While disclosures on securities lending transactions existed prior to 2010, some have been updated and new ones have been added. This includes disclosures for both on- and off-balance sheet collateral, such as loaned assets, pledged assets, open collateral positions and when cash collateral can be called by the borrower, as well as the current value and maturity of the reinvested collateral.

Lastly, to mitigate the lack of disclosure on off-balance sheet collateral, it is now a requirement that both on- and off-balance sheet invested cash collateral receive the same risk-based capital (RBC) charge. RBC charges for securities lending off-balance sheet collateral were added to the year-end 2008 RBC. Prior to this, there was no credit risk charge for off-balance sheet invested collateral; there had been an additional RBC for the securities loaned, because they could not be disposed at will in the non-controlled assets section of the off-balance sheet risk page (regardless of whether the collateral was held on- or off-balance sheet).

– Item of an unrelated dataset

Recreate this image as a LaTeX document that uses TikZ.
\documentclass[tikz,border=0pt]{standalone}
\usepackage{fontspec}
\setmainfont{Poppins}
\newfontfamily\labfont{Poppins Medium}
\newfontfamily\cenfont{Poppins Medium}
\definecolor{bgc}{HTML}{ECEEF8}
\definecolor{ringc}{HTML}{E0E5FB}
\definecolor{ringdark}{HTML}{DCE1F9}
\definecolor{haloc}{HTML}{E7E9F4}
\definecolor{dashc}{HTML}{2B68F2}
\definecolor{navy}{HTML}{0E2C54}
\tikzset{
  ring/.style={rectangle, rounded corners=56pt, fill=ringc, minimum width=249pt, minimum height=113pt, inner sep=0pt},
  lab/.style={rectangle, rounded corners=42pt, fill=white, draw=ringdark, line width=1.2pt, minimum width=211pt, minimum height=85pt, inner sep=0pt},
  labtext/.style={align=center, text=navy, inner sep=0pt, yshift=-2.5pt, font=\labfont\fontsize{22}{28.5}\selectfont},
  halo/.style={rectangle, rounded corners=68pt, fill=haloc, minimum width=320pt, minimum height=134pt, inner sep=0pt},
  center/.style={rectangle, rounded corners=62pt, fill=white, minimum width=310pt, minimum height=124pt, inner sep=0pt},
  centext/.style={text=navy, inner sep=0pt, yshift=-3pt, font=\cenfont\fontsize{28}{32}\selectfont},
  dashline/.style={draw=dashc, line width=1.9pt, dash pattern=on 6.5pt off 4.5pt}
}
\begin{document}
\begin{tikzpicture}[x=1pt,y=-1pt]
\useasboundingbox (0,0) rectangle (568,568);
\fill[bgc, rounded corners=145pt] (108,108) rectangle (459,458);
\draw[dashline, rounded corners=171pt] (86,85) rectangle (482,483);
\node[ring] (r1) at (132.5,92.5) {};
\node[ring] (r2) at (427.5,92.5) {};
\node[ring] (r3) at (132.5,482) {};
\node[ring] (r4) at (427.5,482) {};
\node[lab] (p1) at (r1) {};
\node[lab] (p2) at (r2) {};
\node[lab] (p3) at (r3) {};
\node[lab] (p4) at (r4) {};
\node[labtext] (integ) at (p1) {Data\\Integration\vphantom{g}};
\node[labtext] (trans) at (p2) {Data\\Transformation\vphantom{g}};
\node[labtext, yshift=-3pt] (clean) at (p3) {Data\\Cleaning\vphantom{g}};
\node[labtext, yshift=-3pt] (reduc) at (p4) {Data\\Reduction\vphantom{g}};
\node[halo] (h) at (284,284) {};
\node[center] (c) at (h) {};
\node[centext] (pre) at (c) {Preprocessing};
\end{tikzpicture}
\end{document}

New Reporting Requirements for Securities Lending Transactions

One new reporting requirement includes an additional line on the balance sheet specifically for collateral received from securities lending transactions. To lend support, a new Schedule DL (for securities lending collateral assets) was developed that includes a detailed listing of the reinvested collateral that is owned by an insurance company as of the end of the current reporting year. Securities lending transactions that are included on-balance sheet had already included detail in the investment schedules. This reporting enhancement is intended to promote transparency related to the value and maturity of the reinvested collateral.

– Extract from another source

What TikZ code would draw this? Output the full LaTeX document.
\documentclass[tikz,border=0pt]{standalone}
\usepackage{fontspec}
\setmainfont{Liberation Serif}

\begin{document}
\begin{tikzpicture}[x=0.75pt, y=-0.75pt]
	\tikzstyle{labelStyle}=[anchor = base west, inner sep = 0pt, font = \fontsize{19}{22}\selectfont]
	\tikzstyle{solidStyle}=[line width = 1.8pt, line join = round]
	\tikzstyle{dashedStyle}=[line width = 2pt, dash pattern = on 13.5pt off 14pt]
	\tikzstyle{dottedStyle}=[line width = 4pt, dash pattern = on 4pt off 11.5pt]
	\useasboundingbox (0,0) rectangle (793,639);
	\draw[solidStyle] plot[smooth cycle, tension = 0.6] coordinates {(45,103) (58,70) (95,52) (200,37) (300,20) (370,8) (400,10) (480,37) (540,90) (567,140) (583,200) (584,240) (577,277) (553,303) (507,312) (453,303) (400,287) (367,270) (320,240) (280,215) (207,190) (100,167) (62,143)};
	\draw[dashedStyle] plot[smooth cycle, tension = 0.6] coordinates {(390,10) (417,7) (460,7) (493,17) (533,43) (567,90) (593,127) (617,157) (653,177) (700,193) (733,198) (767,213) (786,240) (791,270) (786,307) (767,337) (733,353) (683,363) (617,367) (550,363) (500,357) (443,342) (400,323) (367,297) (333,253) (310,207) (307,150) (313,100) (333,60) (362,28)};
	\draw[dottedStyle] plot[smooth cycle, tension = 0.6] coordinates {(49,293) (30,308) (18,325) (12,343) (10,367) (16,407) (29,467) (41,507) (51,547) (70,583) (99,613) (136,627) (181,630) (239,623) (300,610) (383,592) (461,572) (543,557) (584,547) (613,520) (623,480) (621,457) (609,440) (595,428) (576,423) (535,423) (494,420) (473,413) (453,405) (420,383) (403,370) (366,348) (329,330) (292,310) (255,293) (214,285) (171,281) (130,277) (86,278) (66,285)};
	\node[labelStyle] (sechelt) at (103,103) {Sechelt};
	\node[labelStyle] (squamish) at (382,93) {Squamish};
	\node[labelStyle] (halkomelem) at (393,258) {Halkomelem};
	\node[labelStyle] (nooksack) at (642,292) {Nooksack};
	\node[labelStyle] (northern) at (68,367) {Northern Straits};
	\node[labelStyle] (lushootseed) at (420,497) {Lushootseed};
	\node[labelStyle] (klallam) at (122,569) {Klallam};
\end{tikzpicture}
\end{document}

Requirements for verification of collateral requirements and whether the securities lending agreement is “standard” were also added to provide more insight regarding the nature and uses of the securities lending programs.

Impact on Securities Lending Treatment by the Insurance Industry

The revisions to both the reporting and accounting treatment of securities lending transactions were implemented as of the 2010 annual statements. As a result, almost all securities lending portfolios are now reported on-balance sheet, and any cash collateral that is recorded on-balance sheet is subject to valuation rules. The new Schedule DL shows details of the reinvested collateral held, along with the new line added to the liabilities side of the balance sheet (reflecting collateral received by the lender), and the ability to match the fair market value of the reinvested cash collateral to the value of the cash to be returned is more transparent. Thus, the revisions now provide additional transparency regarding whether the industry is overcollateralized or undercollateralized.

Recent analysis completed by the NAIC shows that the insurance industry is undercollateralized by less than 1% of the fair value of total collateral held, which is considered insignificant. This includes securities lending activity across more than 200 insurance companies.

For now, the adopted changes have succeeded in providing more detail and transparency related to insurance industry’s securities lending activity. Those parties involved in proposing and implementing these revisions continue to evaluate its success and whether additional disclosures or changes should be considered going forward.

The Capital Markets Bureau will continue to monitor this activity and provide more insightful research as deemed appropriate. As such, we expect to provide some additional detail regarding industry exposure in the near future.